In the 1990s, when I started my last company, services and technology were far less hospitable to starting a start-up than today. Needless to say, there weren’t any “incubators,”meaning places where you could rent a cubicle for cheap and have support services. So you cobbled things together. Usually, as I did, you worked from home and, to project a corporate image, you hired an answering service located at what seemed to be a business address where you also rented a mailbox.
To save some time, I paid extra to have my answering service re-mail my mail to my house so I didn’t have to pick it up every few days. One morning, when I was in the vicinity, I stopped by to see if there was anything for me. Though I’d been in business for over a year, this was the first time I’d been up to my “office.”
It was a drab place in a drab office building with a good address on Madison Avenue in the 40s.
The owner came out and introduced himself, retrieved what there was of mail, and then invited me back to meet the “staff” which I assumed were the people who answered my phone.
The back office was pretty disgusting. Metal desks and cabinets, food containers, overflowing garbage cans. But what really startled me were the people. They looked like they’d been up all night, bloodshot eyes, kind of an exhausted, passive look, disheveled clothes. It hadn’t occurred to me that a business answering service would have a night shift which, I guess, at around 9 a.m., is what they’d just come off.

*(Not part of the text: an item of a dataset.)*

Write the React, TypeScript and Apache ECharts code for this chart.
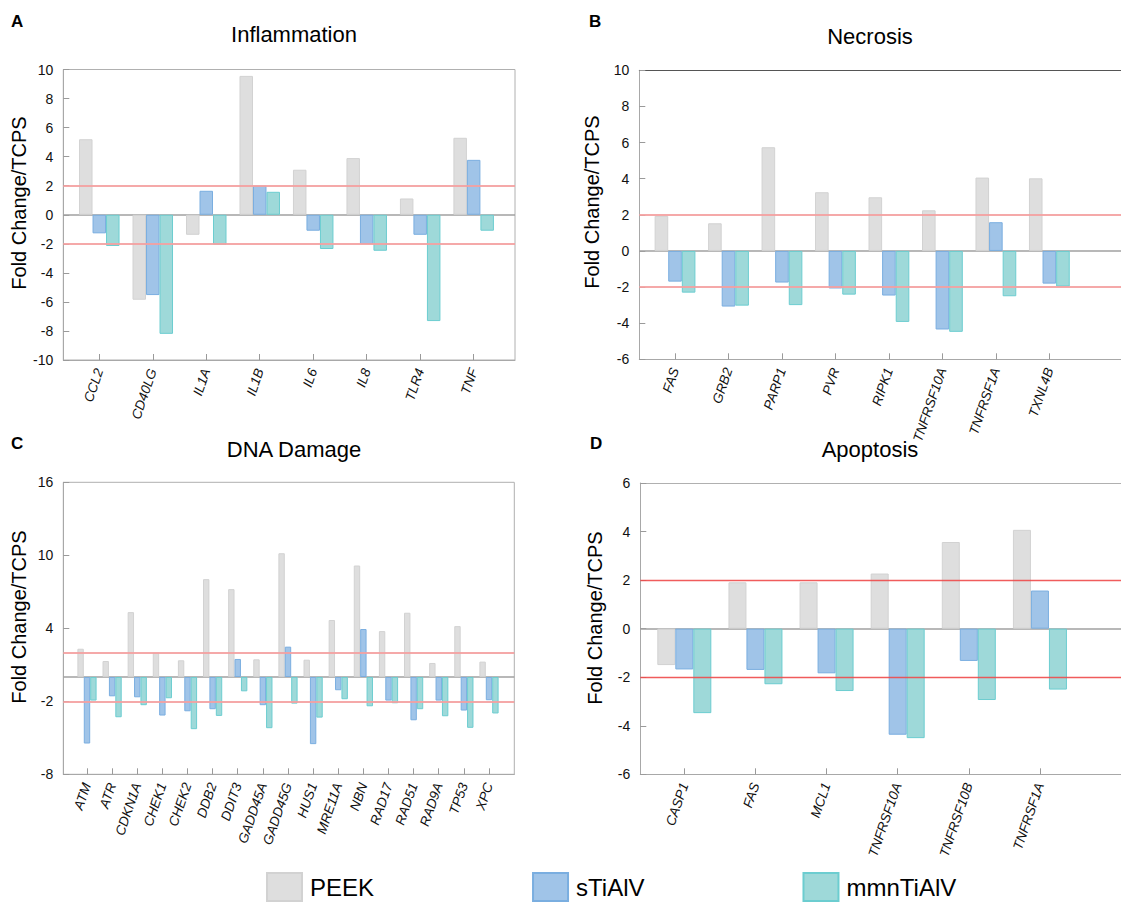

In an effort not to stare at them, I looked around the office. The ceilings were tall and, when I looked up at the tops of the walls, I saw poster paper on which, in large lettering, what seemed like instructions were written. But these weren’t just any instructions. They said things like “Insert Into Vagina and Push Up Against Cervix” and “When Removing, Relax Your Muscles and Bear Down.” Having no idea what this all meant, I asked the owner who smiled.
“Weekdays, we mainly answer business phones like yours. Nights and weekends, we’re the 800 number in the instructions that come with contraceptive sponges.”
I can’t wait to find out what the nightshift that answers the Moral Majority’s phones does.